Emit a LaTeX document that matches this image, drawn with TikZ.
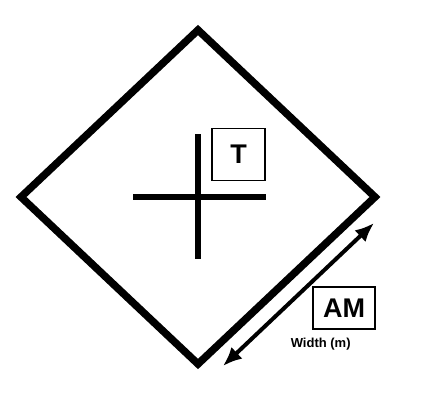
\documentclass[tikz,border=0pt]{standalone}
\usepackage{fontspec}
\setmainfont{Liberation Sans}
\usetikzlibrary{arrows.meta,positioning}

\begin{document}
\begin{tikzpicture}[x=1pt,y=-1pt,font=\bfseries,
  lbl/.style={draw,line width=1.5pt,minimum width=53pt,minimum height=52pt,inner sep=0pt,font=\fontsize{27}{27}\selectfont\bfseries},
  dim/.style={{Latex[length=19pt,width=16pt]}-{Latex[length=19pt,width=16pt]},line width=4pt}]
\useasboundingbox (0,0) rectangle (424,415);
% outline of the diamond
\coordinate (top) at (198,30);
\coordinate (lft) at (21,197);
\coordinate (rgt) at (375,197);
\coordinate (bot) at (198,364);
\draw[line width=7.5pt,miter limit=4] (top)--(rgt)--(bot)--(lft)--cycle;
% cross at the centre
\coordinate (cw) at (133,197); \coordinate (ce) at (266,197);
\coordinate (cn) at (198,134); \coordinate (cs) at (198,259);
\draw[line width=6pt] (cw)--(ce);
\draw[line width=6pt] (cn)--(cs);
% labels
\node[lbl] (t) at (238.5,154.5) {T};
\node[lbl,minimum width=62pt,minimum height=42pt] (am) at (344,308) {AM};
\node[font=\fontsize{13}{13}\selectfont\bfseries,below=5pt of am.south west,anchor=north west,xshift=-25pt] (w) {Width (m)};
% dimension arrow
\coordinate (d1) at (223,366);
\coordinate (d2) at (374,223);
\draw[dim] (d1)--(d2);
\end{tikzpicture}
\end{document}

◆ Exercise brief ◆
Make an exact copy of the data above, pictures excluded.

◆ Result for this exercise ◆
Emit a LaTeX document that matches this image, drawn with TikZ.
\documentclass[tikz,border=0pt]{standalone}
\usepackage{fontspec}
\setmainfont{Liberation Sans}
\usetikzlibrary{arrows.meta,positioning}

\begin{document}
\begin{tikzpicture}[x=1pt,y=-1pt,font=\bfseries,
  lbl/.style={draw,line width=1.5pt,minimum width=53pt,minimum height=52pt,inner sep=0pt,font=\fontsize{27}{27}\selectfont\bfseries},
  dim/.style={{Latex[length=19pt,width=16pt]}-{Latex[length=19pt,width=16pt]},line width=4pt}]
\useasboundingbox (0,0) rectangle (424,415);
% outline of the diamond
\coordinate (top) at (198,30);
\coordinate (lft) at (21,197);
\coordinate (rgt) at (375,197);
\coordinate (bot) at (198,364);
\draw[line width=7.5pt,miter limit=4] (top)--(rgt)--(bot)--(lft)--cycle;
% cross at the centre
\coordinate (cw) at (133,197); \coordinate (ce) at (266,197);
\coordinate (cn) at (198,134); \coordinate (cs) at (198,259);
\draw[line width=6pt] (cw)--(ce);
\draw[line width=6pt] (cn)--(cs);
% labels
\node[lbl] (t) at (238.5,154.5) {T};
\node[lbl,minimum width=62pt,minimum height=42pt] (am) at (344,308) {AM};
\node[font=\fontsize{13}{13}\selectfont\bfseries,below=5pt of am.south west,anchor=north west,xshift=-25pt] (w) {Width (m)};
% dimension arrow
\coordinate (d1) at (223,366);
\coordinate (d2) at (374,223);
\draw[dim] (d1)--(d2);
\end{tikzpicture}
\end{document}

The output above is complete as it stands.